Thanks for the input guys.....looks like i'm gonna run south and work east...be an easier ride home anyway....will make a post tomorrow night


----------



## Kevdog540 (Aug 7, 2008)

We trolled the nipple last Saturday. Dirty water, no knockdowns.


----------



## MSViking (Oct 11, 2007)

I have been pouring over Hilton's and Terrafin, problem is that cloud cover has killed most of the useful data. It shows blue water has pushed back in from the west just west ot Nakika, but thats a long way for this tournament. It also shows decent water south of the double nipple but it appears very blended, much less defined than west of Nakika. The current flow images show currents that shoulb be pushing decent water up into the spur, elbow area, but chlorophyl images are killed by cloud cover to confirm this? So much like last weekend, it's going to be a crapshoot!

Good luck to all fishing!

xyzz: I have throughly done my research on how to tell whites from blues, should be good this weekend :thumbup:

Robert


----------



## samoajoe (Dec 28, 2010)

MSYellowfin said:


> I have been pouring over Hilton's and Terrafin, problem is that cloud cover has killed most of the useful data. It shows blue water has pushed back in from the west just west ot Nakika, but thats a long way for this tournament. It also shows decent water south of the double nipple but it appears very blended, much less defined than west of Nakika. The current flow images show currents that shoulb be pushing decent water up into the spur, elbow area, but chlorophyl images are killed by cloud cover to confirm this?

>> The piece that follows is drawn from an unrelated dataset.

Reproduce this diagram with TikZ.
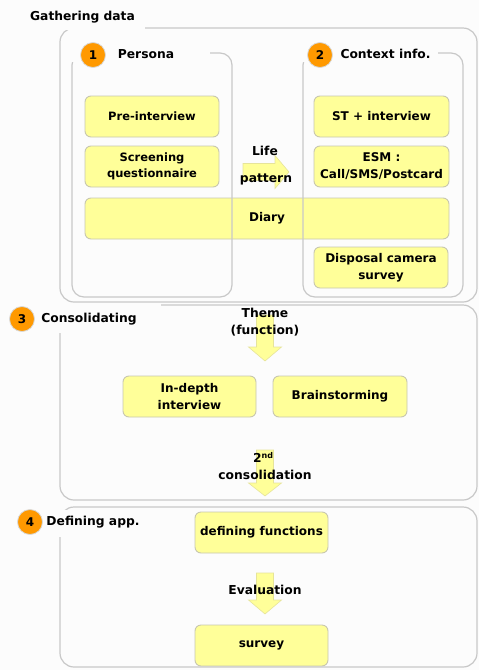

So much like last weekend, it's going to be a crapshoot!
> 
> Good luck to all fishing!
> 
> ...


 
Take pictures for the rest of us!


----------



## LATERALINE (Oct 2, 2007)

looks like there are some new sat shots in.. Nakika looks great!!!! The water is definitely starting to clear everywhere!!!


----------



## Ocean Master (May 20, 2008)

Thanks for letting us know the water quality..!!


----------